-- Available data --
● ● ● ● ●

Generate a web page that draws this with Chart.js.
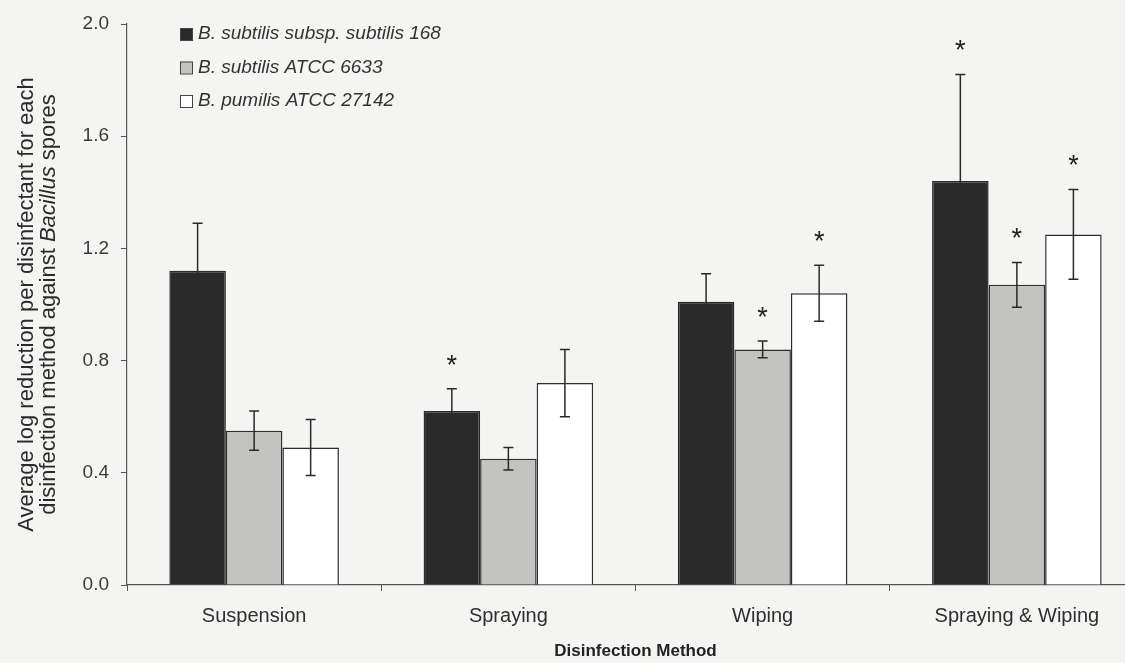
<!DOCTYPE html>
<html>
<head>
<meta charset="utf-8">
<script src="https://cdn.jsdelivr.net/npm/chart.js@4.4.1/dist/chart.umd.min.js"></script>
<style>
    html, body { margin: 0; padding: 0; overflow: hidden; background: #f4f4f2; }
    #chartBox { width: 1150px; height: 663px; }
</style>
</head>
<body>
<div id="chartBox"><canvas id="logChart" width="1150" height="663"></canvas></div>
<script>
// categories on the x axis
const methods = ['Suspension', 'Spraying', 'Wiping', 'Spraying & Wiping'];

// mean log reduction per strain
const strain168 = [1.12, 0.62, 1.01, 1.44];
const strain6633 = [0.55, 0.45, 0.84, 1.07];
const strain27142 = [0.49, 0.72, 1.04, 1.25];

// error bar half widths
const strain168Err = [0.17, 0.08, 0.10, 0.38];
const strain6633Err = [0.07, 0.04, 0.03, 0.08];
const strain27142Err = [0.10, 0.12, 0.10, 0.16];

// significance marks (*)
const strain168Sig = [false, true, false, true];
const strain6633Sig = [false, false, true, true];
const strain27142Sig = [false, false, true, true];

const yTicks = [0, 0.4, 0.8, 1.2, 1.6, 2.0];

const errors = [strain168Err, strain6633Err, strain27142Err];
const marks = [strain168Sig, strain6633Sig, strain27142Sig];

const FONT = '"Liberation Sans", Arial, sans-serif';
const INK = '#2f2f2f';

const backgroundPlugin = {
    id: 'paper',
    beforeDraw(chart) {
        const ctx = chart.ctx;
        ctx.save();
        ctx.fillStyle = '#f4f4f2';
        ctx.fillRect(0, 0, chart.width, chart.height);
        ctx.restore();
    }
};

const errorBarPlugin = {
    id: 'errorBars',
    afterDatasetsDraw(chart) {
        const ctx = chart.ctx;
        const yScale = chart.scales.y;
        ctx.save();
        ctx.strokeStyle = '#2a2a2a';
        ctx.lineWidth = 1.5;
        chart.data.datasets.forEach((ds, i) => {
            const meta = chart.getDatasetMeta(i);
            meta.data.forEach((bar, j) => {
                const v = ds.data[j];
                const e = errors[i][j];
                const top = yScale.getPixelForValue(v + e);
                const bottom = yScale.getPixelForValue(v - e);
                ctx.beginPath();
                ctx.moveTo(bar.x, top);
                ctx.lineTo(bar.x, bottom);
                ctx.moveTo(bar.x - 5, top);
                ctx.lineTo(bar.x + 5, top);
                ctx.moveTo(bar.x - 5, bottom);
                ctx.lineTo(bar.x + 5, bottom);
                ctx.stroke();
                if (marks[i][j]) {
                    ctx.fillStyle = '#222';
                    ctx.font = '27px ' + FONT;
                    ctx.textAlign = 'center';
                    ctx.textBaseline = 'alphabetic';
                    ctx.fillText('*', bar.x, top - 15);
                }
            });
        });
        ctx.restore();
    }
};

const labelPlugin = {
    id: 'labels',
    afterDraw(chart) {
        const ctx = chart.ctx;
        const area = chart.chartArea;
        ctx.save();

        // legend, top left inside the plot
        ctx.font = 'italic 19px ' + FONT;
        ctx.textBaseline = 'middle';
        ctx.textAlign = 'left';
        chart.data.datasets.forEach((ds, i) => {
            const y = 34 + i * 33.5;
            ctx.fillStyle = ds.backgroundColor;
            ctx.fillRect(180, y - 6, 12, 12);
            ctx.strokeStyle = '#444';
            ctx.lineWidth = 1;
            ctx.strokeRect(180.5, y - 5.5, 12, 12);
            ctx.fillStyle = '#333';
            ctx.fillText(ds.label, 198, y);
        });

        // x axis title
        ctx.font = 'bold 17px ' + FONT;
        ctx.textAlign = 'center';
        ctx.fillStyle = '#222';
        ctx.fillText('Disinfection Method', (area.left + area.right) / 2, 651);

        // y axis title, two lines, Bacillus in italics
        const cy = (area.top + area.bottom) / 2;
        ctx.translate(0, cy);
        ctx.rotate(-Math.PI / 2);
        ctx.fillStyle = '#2a2a2a';
        ctx.font = '22px ' + FONT;
        ctx.textAlign = 'center';
        ctx.fillText('Average log reduction per disinfectant for each', 0, 27);

        const parts = [
            ['disinfection method against ', '22px ' + FONT],
            ['Bacillus', 'italic 22px ' + FONT],
            [' spores', '22px ' + FONT]
        ];
        let total = 0;
        parts.forEach(p => { ctx.font = p[1]; total += ctx.measureText(p[0]).width; });
        let x = -total / 2;
        ctx.textAlign = 'left';
        parts.forEach(p => {
            ctx.font = p[1];
            ctx.fillText(p[0], x, 49);
            x += ctx.measureText(p[0]).width;
        });
        ctx.restore();
    }
};

const ctx = document.getElementById('logChart').getContext('2d');

new Chart(ctx, {
    type: 'bar',
    data: {
        labels: methods,
        datasets: [{
            label: 'B. subtilis subsp. subtilis 168',
            data: strain168,
            backgroundColor: '#2a2a2a',
            borderColor: '#2a2a2a',
            borderWidth: 1.5
        }, {
            label: 'B. subtilis ATCC 6633',
            data: strain6633,
            backgroundColor: '#c3c3c1',
            borderColor: '#2e2e2e',
            borderWidth: 1.5
        }, {
            label: 'B. pumilis ATCC 27142',
            data: strain27142,
            backgroundColor: '#ffffff',
            borderColor: '#2e2e2e',
            borderWidth: 1.5
        }]
    },
    options: {
        responsive: false,
        animation: false,
        devicePixelRatio: 1,
        layout: {
            padding: { top: 24, right: 6, left: 0, bottom: 0 }
        },
        datasets: {
            bar: {
                categoryPercentage: 0.667,
                barPercentage: 1.0
            }
        },
        plugins: {
            legend: { display: false },
            tooltip: { enabled: false }
        },
        scales: {
            x: {
                grid: {
                    offset: true,
                    drawOnChartArea: false,
                    drawTicks: true,
                    tickLength: 6,
                    color: '#555'
                },
                border: { color: '#555', width: 1.2 },
                ticks: {
                    color: INK,
                    font: { family: FONT, size: 20 },
                    padding: 13,
                    maxRotation: 0
                },
                afterFit(scale) { scale.height = 78; }
            },
            y: {
                min: 0,
                max: 2.0,
                afterBuildTicks(scale) {
                    scale.ticks = yTicks.map(v => ({ value: v }));
                },
                grid: {
                    drawOnChartArea: false,
                    drawTicks: true,
                    tickLength: 6,
                    color: '#555'
                },
                border: { color: '#555', width: 1.2 },
                ticks: {
                    color: '#3a3a3a',
                    font: { family: FONT, size: 19 },
                    padding: 12,
                    callback: v => Number(v).toFixed(1)
                },
                afterFit(scale) { scale.width = 127; }
            }
        }
    },
    plugins: [backgroundPlugin, errorBarPlugin, labelPlugin]
});
</script>
</body>
</html>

● ● ● ● ●

-- What the task asks --
Return nothing but the lines running from the start of the data to the line with "const yTicks = [0, 0.4, 0.8, 1.2, 1.6, 2.0];", please, both ends included and no pictures.

-- Exercise output --
Generate a web page that draws this with Chart.js.
<!DOCTYPE html>
<html>
<head>
<meta charset="utf-8">
<script src="https://cdn.jsdelivr.net/npm/chart.js@4.4.1/dist/chart.umd.min.js"></script>
<style>
    html, body { margin: 0; padding: 0; overflow: hidden; background: #f4f4f2; }
    #chartBox { width: 1150px; height: 663px; }
</style>
</head>
<body>
<div id="chartBox"><canvas id="logChart" width="1150" height="663"></canvas></div>
<script>
// categories on the x axis
const methods = ['Suspension', 'Spraying', 'Wiping', 'Spraying & Wiping'];

// mean log reduction per strain
const strain168 = [1.12, 0.62, 1.01, 1.44];
const strain6633 = [0.55, 0.45, 0.84, 1.07];
const strain27142 = [0.49, 0.72, 1.04, 1.25];

// error bar half widths
const strain168Err = [0.17, 0.08, 0.10, 0.38];
const strain6633Err = [0.07, 0.04, 0.03, 0.08];
const strain27142Err = [0.10, 0.12, 0.10, 0.16];

// significance marks (*)
const strain168Sig = [false, true, false, true];
const strain6633Sig = [false, false, true, true];
const strain27142Sig = [false, false, true, true];

const yTicks = [0, 0.4, 0.8, 1.2, 1.6, 2.0];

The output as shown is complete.